Un cambio de era
Contigo, Jenni, y con todas
Nuestra generación nació a la vida con una pelota en los pies. Todo lo que vino después se fue organizando en un orden jerárquico inferior. El colegio, las notas, el bocadillo, los deberes, la ducha del sábado, el Tío Aquiles y hasta los Juegos Reunidos Jeyper. Todas esas actividades eran complementarias de la primera. El fútbol era la vida porque la vida era el juego y el juego era la forma menos traumática de abandonar el paraíso amniótico y salir a cuerpo descubierto a un planeta hostil.
Consecuentemente, el centro del universo era un balón de reglamento y dos piedras en el suelo simulando una portería. Todo el cosmos cabía en las cuatro paredes del patio trasero del bloque. En aquel espacio infinito donde aprendimos a celebrar los goles y a llorar las derrotas. El fútbol era la vida, pero también era la muerte. Un mecanismo darwiniano de selección natural, que eliminaba sin contemplaciones a los incompetentes y a las niñas.
A los primeros, la gramática androcéntrica los denominó mariquitusos. O, en el mejor de los casos, raritos. A las segundas, marimachos. De manera que el fútbol se convirtió en un coto privado y en un catalizador de las virtudes masculinas: la bravura, la destreza, el coraje, la competitividad, la fortaleza, el dominio. En resumidas cuentas, la virilidad. Un hombre que no supiera darle tres patadas al balón era una birria de hombre. Lo que el Fary denominó con una precisión de cirujano como el hombre blandengue.

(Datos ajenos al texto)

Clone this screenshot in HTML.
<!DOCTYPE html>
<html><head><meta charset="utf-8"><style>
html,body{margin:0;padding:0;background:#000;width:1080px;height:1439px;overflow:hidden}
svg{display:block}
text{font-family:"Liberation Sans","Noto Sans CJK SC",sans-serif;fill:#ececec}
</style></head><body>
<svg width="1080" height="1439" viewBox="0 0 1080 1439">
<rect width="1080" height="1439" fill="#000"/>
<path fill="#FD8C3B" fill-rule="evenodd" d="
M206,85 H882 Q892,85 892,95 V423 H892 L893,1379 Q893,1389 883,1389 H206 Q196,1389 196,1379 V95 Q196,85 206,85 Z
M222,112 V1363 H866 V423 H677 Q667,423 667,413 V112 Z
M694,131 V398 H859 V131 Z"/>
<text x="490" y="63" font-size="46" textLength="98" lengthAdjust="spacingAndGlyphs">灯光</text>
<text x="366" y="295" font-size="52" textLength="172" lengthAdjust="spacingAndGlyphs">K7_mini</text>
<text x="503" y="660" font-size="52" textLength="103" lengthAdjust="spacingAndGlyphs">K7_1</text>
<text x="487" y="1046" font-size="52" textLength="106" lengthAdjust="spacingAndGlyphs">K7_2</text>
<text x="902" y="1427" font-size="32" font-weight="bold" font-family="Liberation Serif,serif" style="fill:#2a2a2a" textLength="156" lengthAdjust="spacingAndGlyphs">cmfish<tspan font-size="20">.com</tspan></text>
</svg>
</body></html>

Las mujeres fueron apartadas del fútbol por la misma razón que mucho antes fueron expulsadas del edén bajo el pretexto indescifrable de la manzana y la serpiente. Es decir, por ser mujeres. Y el fútbol se reveló, con el paso del tiempo, como el penúltimo refugio del machismo carpetovetónico. Solo hay observar una asamblea de la Real Federación Española de Fútbol para saber de lo que estamos hablando.
El caso Rubiales es la catársis que necesitábamos para entender que nos encontramos ante el choque de dos placas tectónicas. Un mundo que no acaba de morir y un nuevo tiempo que está a punto de nacer. Por eso, el gol que marcó Olga Carmona en el minuto 28 de la final del Campeonato del Mundo representó mucho más que una simple victoria deportiva. Fue una victoria política. Un acto de rebeldía. Un cambio de era.